C’est une pression que vous vous mettiez vous-même, ou était-elle réelle?

Les deux, je crois. Quand j’ai quitté en 1997, nous étions toute une gang de femmes et nous savions qu’on nous appelait «les jupes». Un sobriquet péjoratif en référence à la façon supposée dont nous avions obtenu nos postes… Cela dit, il y a eu des différences selon les époques ou selon les sensibilités de chacun, des cadres notamment. À mon arrivée, j’étais encore toute jeune rédactrice lorsque Marc Thibault, qui était à l’époque le directeur de l’information à Radio-Canada, est venu me voir pour me demander pendant combien de temps j’allais rester devant mon «piano». Moi, j’étais bien contente de faire ce travail, mais lui avait vu que je pouvais pratiquer le journalisme actif, aller sur le terrain. Parfois, une parole peut changer une vie. Pour moi, il y a eu celle de ma mère, et je crois aussi celle de M. Thibault. Mais, malgré tout, la misogynie régnait dans la salle de nouvelles à l’époque. Et même s’il y a plus de femmes aujourd’hui dans les médias, je ne suis pas certaine qu’elle ait totalement disparue.
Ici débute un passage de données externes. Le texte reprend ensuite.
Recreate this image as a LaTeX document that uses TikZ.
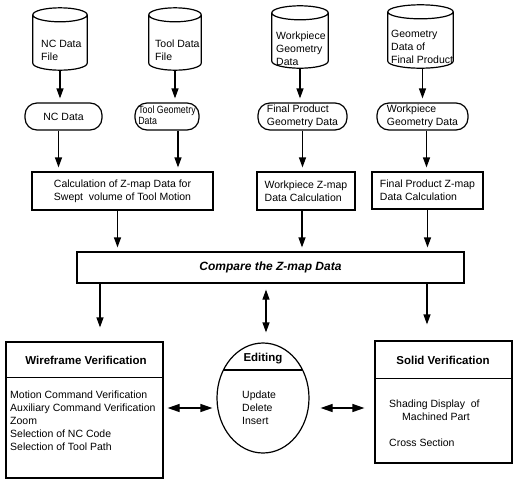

Après Paule Beaugrand-Champagne en 2010, vous n’êtes d’ailleurs que la deuxième femme à recevoir ce prix Judith-Jasmin Hommage, remis depuis 2005…

C’est un prix qui est remis en fin de carrière, donc je crois que ça reflète bien le fait que jusque-là, ce sont plutôt des hommes qui ont dominé le métier. La proportion est sans doute juste. J’espère seulement qu’à partir de maintenant, les choses vont changer.

Vous avez quitté Radio-Canada en 1997, profitant d’un plan de départ à la retraite anticipée dans un contexte de compression. Vous avez évoqué le climat de travail au sein de la SRC pour justifier votre décision. Le regrettez-vous aujourd’hui?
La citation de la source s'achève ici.